The European Space Agency notes that such re-entries are an almost daily occurrence according to the European Space Agency. Yet, with mega-constellations like Starlink and thousands more scheduled for launch, the frequency and cumulative risk are poised to increase dramatically. The Van Allen Probe re-entry is a stark reminder that we are failing to enact effective, mandatory end-of-life disposal policies for the vast majority of objects we put into space.
The Unseen Threat to Our Modern Infrastructure
The debris cloud from a single satellite breakup can persist for decades, threatening the $700 billion global space economy. Critical infrastructure—GPS navigation, weather forecasting, financial transaction timing, and global communications—relies on satellites in the very orbits now becoming more congested and dangerous. The International Space Station regularly performs debris avoidance maneuvers, and astronauts have evacuated to their capsules as a precaution. The loss of a key satellite to a debris impact would have immediate, tangible consequences on the ground, disrupting supply chains, emergency services, and economic markets.
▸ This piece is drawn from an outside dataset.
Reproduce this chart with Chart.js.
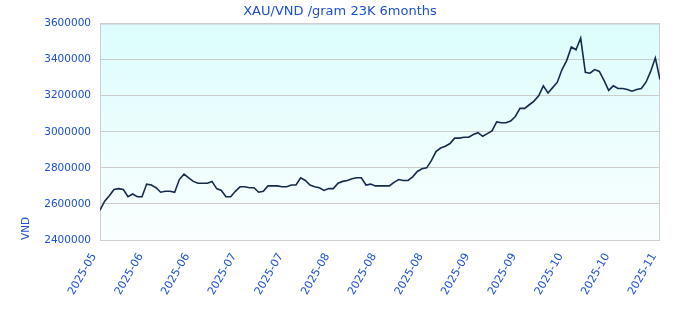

The re-entry of a NASA satellite, an agency synonymous with exploration and stewardship, places this technical and policy failure in sharp public view. It transforms an abstract “space junk” problem into a concrete event with a ticking clock. The satellite’s final moments will be tracked by the Space Force, its predicted path a line on a map that could shift, but its ultimate fate—a fiery end or a rare survivor—is a direct result of decades of launching without a comprehensive, enforced cleanup plan.
The Van Allen Probes gave us an unparalleled view of the radiation belts that defend our world. Their uncontrolled return is a unwelcome lesson in the neglected defense of the orbital environment itself. As we look to the skies for the next bright streak, the question isn’t just “Will it burn up?” but “What are we doing to prevent the next, more dangerous, re-entry?” The answer, so far, has been insufficient.
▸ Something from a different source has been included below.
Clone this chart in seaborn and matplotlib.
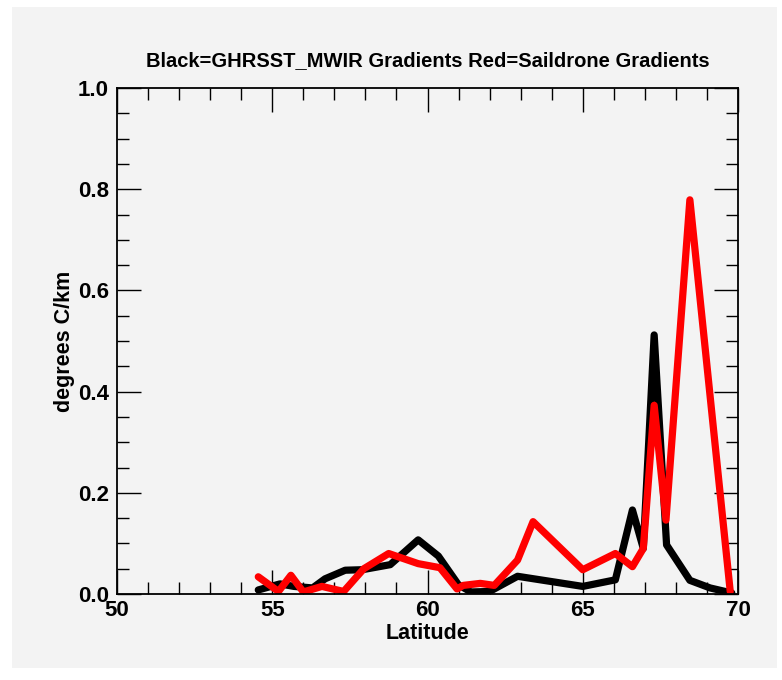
import matplotlib
matplotlib.use("Agg")
import matplotlib.pyplot as plt
import seaborn as sns
import pandas as pd
from matplotlib.patches import Rectangle
from matplotlib.ticker import MultipleLocator

# Data
black_lat = [54.55, 55.25, 55.7, 56.3, 56.7, 57.35, 57.9, 58.8, 59.7, 60.35, 61.0, 61.4,
             62.0, 62.9, 65.0, 66.05, 66.6, 66.95, 67.3, 67.7, 68.45, 69.1, 69.8]
black_val = [0.008, 0.02, 0.015, 0.012, 0.03, 0.047, 0.048, 0.058, 0.107, 0.075, 0.018, 0.004,
             0.005, 0.035, 0.015, 0.028, 0.166, 0.09, 0.512, 0.097, 0.027, 0.012, 0.002]

red_lat = [54.55, 55.2, 55.6, 56.0, 56.6, 57.3, 57.95, 58.75, 59.7, 60.4, 60.95, 61.15,
           61.7, 62.15, 62.9, 63.4, 65.0, 66.05, 66.6, 66.95, 67.3, 67.68, 68.45, 69.75]
red_val = [0.034, 0.005, 0.037, 0.004, 0.015, 0.005, 0.05, 0.08, 0.06, 0.052, 0.01, 0.017,
           0.021, 0.017, 0.067, 0.143, 0.048, 0.08, 0.054, 0.09, 0.373, 0.146, 0.779, 0.005]

title = "Black=GHRSST_MWIR Gradients Red=Saildrone Gradients"
xlabel = "Latitude"
ylabel = "degrees C/km"
xticks = [50, 55, 60, 65, 70]
yticks = [0.0, 0.2, 0.4, 0.6, 0.8, 1.0]

sns.set_style("ticks")
plt.rcParams['font.family'] = ['Liberation Sans', 'DejaVu Sans']
plt.rcParams['font.weight'] = 'bold'
plt.rcParams['text.color'] = 'black'
plt.rcParams['axes.labelcolor'] = 'black'
plt.rcParams['xtick.color'] = 'black'
plt.rcParams['ytick.color'] = 'black'

W, H = 782, 680
fig = plt.figure(figsize=(W / 100, H / 100), dpi=100, facecolor='white')
bg = '#f3f3f3'

bgax = fig.add_axes([0, 0, 1, 1], zorder=-5)
bgax.set_axis_off()
bgax.set_xlim(0, W)
bgax.set_ylim(H, 0)
bgax.add_patch(Rectangle((12, 7), 777 - 12, 668 - 7, facecolor=bg, edgecolor='none'))

ax = fig.add_axes([117 / W, 1 - 594 / H, (738 - 117) / W, (594 - 88) / H], zorder=1)
ax.set_facecolor(bg)

df_b = pd.DataFrame({'lat': black_lat, 'val': black_val})
df_r = pd.DataFrame({'lat': red_lat, 'val': red_val})
sns.lineplot(data=df_b, x='lat', y='val', color='black', lw=5.2, ax=ax,
             estimator=None, sort=False)
sns.lineplot(data=df_r, x='lat', y='val', color='#ff0000', lw=5.2, ax=ax,
             estimator=None, sort=False)

ax.set_xlim(50, 70)
ax.set_ylim(0, 1.0)
ax.set_xticks(xticks)
ax.set_xticklabels([str(t) for t in xticks])
ax.set_yticks(yticks)
ax.set_yticklabels([f"{t:.1f}" for t in yticks])
ax.xaxis.set_minor_locator(MultipleLocator(1))
ax.yaxis.set_minor_locator(MultipleLocator(0.05))

ax.tick_params(which='both', direction='in', top=True, right=True, width=1.0, color='black',
               labelcolor='black')
ax.tick_params(which='major', length=17, labelsize=16)
ax.tick_params(axis='x', which='major', pad=4)
ax.tick_params(axis='y', which='major', pad=6)
ax.tick_params(which='minor', length=8.5)
for lab in ax.get_xticklabels() + ax.get_yticklabels():
    lab.set_fontweight('bold')
for s in ax.spines.values():
    s.set_linewidth(1.3)
    s.set_color('black')

ax.set_xlabel(xlabel, fontsize=15.5, fontweight='bold', labelpad=2, color='black')
ax.set_ylabel(ylabel, fontsize=15.5, fontweight='bold', labelpad=2, color='black')
ax.set_title(title, fontsize=14.5, fontweight='bold', pad=16, color='black')

fig.savefig('out.png', dpi=100, facecolor='white')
What Comes Next: Mandatory De-Orbiting and Active Debris Removal
The international community, through the UN Committee on the Peaceful Uses of Outer Space, has established guidelines that newer satellites should de-orbit within 25 years of mission end. However, these are non-binding, and compliance is spotty. The Van Allen Probes, launched before these guidelines were strong, are grandfathered into a legacy of inaction. Their re-entry is a direct argument for making such rules mandatory and retroactive where technologically feasible.
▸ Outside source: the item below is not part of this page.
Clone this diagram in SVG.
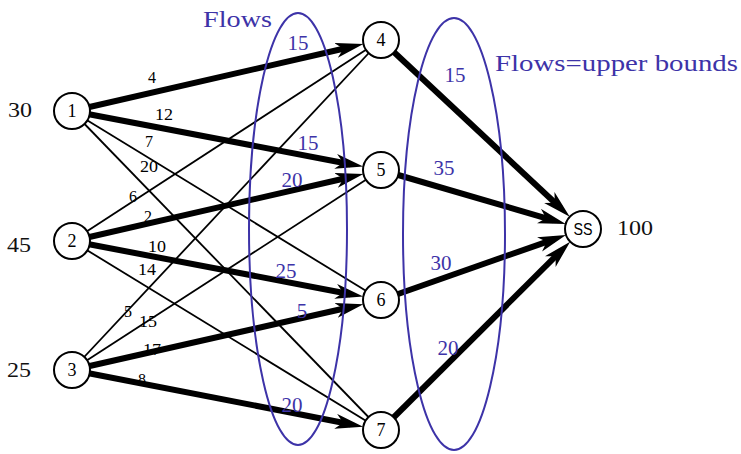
<svg xmlns="http://www.w3.org/2000/svg" width="741" height="454" viewBox="0 0 741 454">
<style>
.thin{stroke:#000;stroke-width:1.8;fill:none}
.thick{stroke:#000;stroke-width:6;fill:none;marker-end:url(#arr)}
.node circle{fill:#fff;stroke:#000;stroke-width:2}
.oval{fill:none;stroke:#3d33a8;stroke-width:2}
</style>
<defs>
<marker id="arr" markerUnits="userSpaceOnUse" markerWidth="28" markerHeight="16" viewBox="0 0 26 14" refX="14" refY="7" orient="auto">
<path d="M0,0 L26,7 L0,14 L7,7 z" fill="#000"/>
</marker>
</defs>
<rect width="741" height="454" fill="#fff"/>
<g id="connectors">
<line class="thin" x1="72" y1="111" x2="381" y2="300"/>
<line class="thin" x1="72" y1="111" x2="381" y2="430"/>
<line class="thin" x1="72" y1="241" x2="381" y2="40"/>
<line class="thin" x1="72" y1="241" x2="381" y2="430"/>
<line class="thin" x1="72" y1="370" x2="381" y2="40"/>
<line class="thin" x1="72" y1="370" x2="381" y2="170"/>
<line class="thick" x1="72" y1="111" x2="350.8" y2="47"/>
<line class="thick" x1="72" y1="111" x2="350.5" y2="164.2"/>
<line class="thick" x1="72" y1="241" x2="350.8" y2="177"/>
<line class="thick" x1="72" y1="241" x2="350.5" y2="294.2"/>
<line class="thick" x1="72" y1="370" x2="350.8" y2="307"/>
<line class="thick" x1="72" y1="370" x2="350.5" y2="424.2"/>
<line class="thick" x1="381" y1="40" x2="560.3" y2="207.8"/>
<line class="thick" x1="381" y1="170" x2="553.3" y2="220.3"/>
<line class="thick" x1="381" y1="300" x2="553.8" y2="239.3"/>
<line class="thick" x1="381" y1="430" x2="561" y2="250.9"/>
</g>
<g id="edge-labels" font-family="Liberation Serif, Times New Roman, serif" font-size="16" text-anchor="middle" fill="#000">
<text x="152" y="83">4</text>
<text x="164" y="120" textLength="18" lengthAdjust="spacingAndGlyphs">12</text>
<text x="149" y="147">7</text>
<text x="149" y="172" textLength="18" lengthAdjust="spacingAndGlyphs">20</text>
<text x="133" y="202">6</text>
<text x="148" y="222">2</text>
<text x="157" y="252" textLength="18" lengthAdjust="spacingAndGlyphs">10</text>
<text x="147" y="275" textLength="18" lengthAdjust="spacingAndGlyphs">14</text>
<text x="128" y="317">5</text>
<text x="148" y="327" textLength="18" lengthAdjust="spacingAndGlyphs">15</text>
<text x="152" y="355" textLength="18" lengthAdjust="spacingAndGlyphs">17</text>
<text x="142" y="385">8</text>
</g>
<g id="ovals">
<ellipse class="oval" cx="298" cy="229" rx="49" ry="216"/>
<ellipse class="oval" cx="454" cy="234" rx="51" ry="216"/>
</g>
<g id="flow-labels" font-family="Liberation Serif, Times New Roman, serif" font-size="21" text-anchor="middle" fill="#3d33a8">
<text x="298" y="50" textLength="21" lengthAdjust="spacingAndGlyphs">15</text>
<text x="308" y="150" textLength="21" lengthAdjust="spacingAndGlyphs">15</text>
<text x="292" y="187" textLength="21" lengthAdjust="spacingAndGlyphs">20</text>
<text x="286" y="278" textLength="21" lengthAdjust="spacingAndGlyphs">25</text>
<text x="302" y="318">5</text>
<text x="292" y="412" textLength="21" lengthAdjust="spacingAndGlyphs">20</text>
<text x="455" y="82" textLength="21" lengthAdjust="spacingAndGlyphs">15</text>
<text x="444" y="175" textLength="21" lengthAdjust="spacingAndGlyphs">35</text>
<text x="441" y="270" textLength="21" lengthAdjust="spacingAndGlyphs">30</text>
<text x="448" y="355" textLength="21" lengthAdjust="spacingAndGlyphs">20</text>
</g>
<g id="titles" font-family="Liberation Serif, Times New Roman, serif" font-size="23" fill="#3d33a8">
<text x="203" y="27" textLength="69" lengthAdjust="spacingAndGlyphs">Flows</text>
<text x="495" y="71" textLength="243" lengthAdjust="spacingAndGlyphs">Flows=upper bounds</text>
</g>
<g id="supplies" font-family="Liberation Serif, Times New Roman, serif" font-size="21" text-anchor="middle" fill="#111">
<text x="20" y="117" textLength="24" lengthAdjust="spacingAndGlyphs">30</text>
<text x="19" y="252" textLength="24" lengthAdjust="spacingAndGlyphs">45</text>
<text x="19" y="377" textLength="24" lengthAdjust="spacingAndGlyphs">25</text>
<text x="635" y="235" textLength="36" lengthAdjust="spacingAndGlyphs">100</text>
</g>
<g font-family="Liberation Serif, Times New Roman, serif" font-size="18" text-anchor="middle" fill="#000">
<g id="n1" class="node"><circle cx="72" cy="111" r="18"/><text x="72" y="117">1</text></g>
<g id="n2" class="node"><circle cx="72" cy="241" r="18"/><text x="72" y="247">2</text></g>
<g id="n3" class="node"><circle cx="72" cy="370" r="18"/><text x="72" y="376">3</text></g>
<g id="n4" class="node"><circle cx="381" cy="40" r="18"/><text x="381" y="46">4</text></g>
<g id="n5" class="node"><circle cx="381" cy="170" r="18"/><text x="381" y="176">5</text></g>
<g id="n6" class="node"><circle cx="381" cy="300" r="18"/><text x="381" y="306">6</text></g>
<g id="n7" class="node"><circle cx="381" cy="430" r="18"/><text x="381" y="436">7</text></g>
<g id="ss" class="node"><circle cx="583" cy="229" r="18"/><text x="583" y="235" font-family="Liberation Sans, Arial, sans-serif" font-size="16" textLength="19" lengthAdjust="spacingAndGlyphs">SS</text></g>
</g>
</svg>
Beyond passive de-orbiting, the technical solution lies in active debris removal (ADR)—using dedicated spacecraft to grapple and de-orbit large, hazardous objects. Several prototypes and missions are in development, but funding and international agreement lag far behind the scale of the problem. Each re-entry like Van Allen Probe A’s is a missed opportunity to test and fund ADR technologies on a real, substantial object.
The immediate task is monitoring. NASA and the Space Force will continue to update predictions as the probe descends. For now, the odds remain small that any surviving debris will strike a populated area. But the symbolism is immense: a piece of humanity’s exploratory legacy, unguided and unplanned, falling back to Earth as a testament to our inability to manage the orbital zone we have claimed.
The Van Allen belts protect us from cosmic harm. It is now our responsibility to protect the orbital paths within them from our own clutter. The fiery demise of this probe is not just an ending; it is a urgent warning flare from orbit.